# REQUIREMENT
Copy the lines of the data below exactly, starting at the first and stopping after the line that contains "import matplotlib.pyplot as plt"; include no pictures.

# DATA EXTRACT
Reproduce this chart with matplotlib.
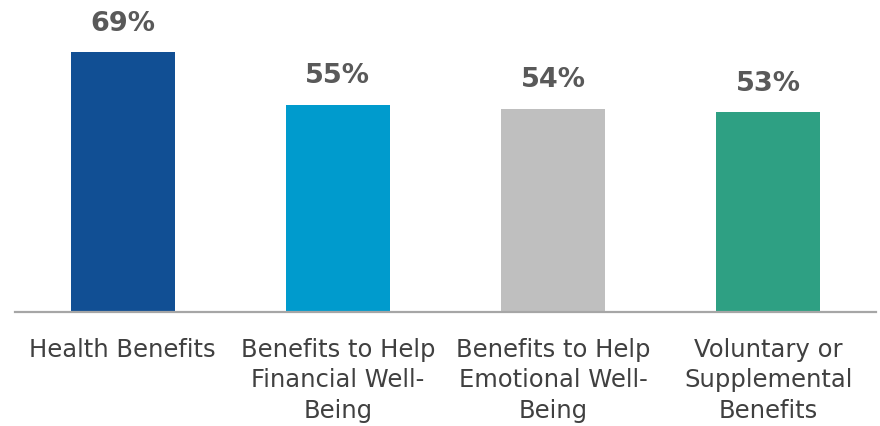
import matplotlib
matplotlib.use('Agg')
import matplotlib.pyplot as plt

categories = ['Health Benefits',
              'Benefits to Help\nFinancial Well-\nBeing',
              'Benefits to Help\nEmotional Well-\nBeing',
              'Voluntary or\nSupplemental\nBenefits']
values = [69, 55, 54, 53]
colors = ['#114F94', '#009BCD', '#BFBFBF', '#2EA083']

plt.rcParams['font.family'] = ['DejaVu Sans']

fig = plt.figure(figsize=(8.8, 4.26), dpi=100)
ax = fig.add_axes([15 / 880, 1 - 312 / 426, 861 / 880, 312 / 426])

x = range(len(values))
bars = ax.bar(x, values, width=0.484, color=colors)

# Value labels above each bar
for rect, v in zip(bars, values):
    ax.annotate(f'{v}%', (rect.get_x() + rect.get_width() / 2, v),
                xytext=(0, 11), textcoords='offset points',
                ha='center', va='bottom', fontsize=19.5, fontweight='bold',
                color='#595959')

ax.set_xlim(-0.5, 3.5)
ax.set_ylim(0, 82.8)
ax.set_xticks(list(x))
ax.set_xticklabels(categories, fontsize=17.5, color='#404040', linespacing=1.32)
ax.tick_params(axis='x', length=0, pad=19)
ax.set_yticks([])

for side in ['top', 'right', 'left']:
    ax.spines[side].set_visible(False)
ax.spines['bottom'].set_color('#A6A6A6')
ax.spines['bottom'].set_linewidth(1.6)

fig.savefig('out.png', dpi=100)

# TASK RESULT
Reproduce this chart with matplotlib.
import matplotlib
matplotlib.use('Agg')
import matplotlib.pyplot as plt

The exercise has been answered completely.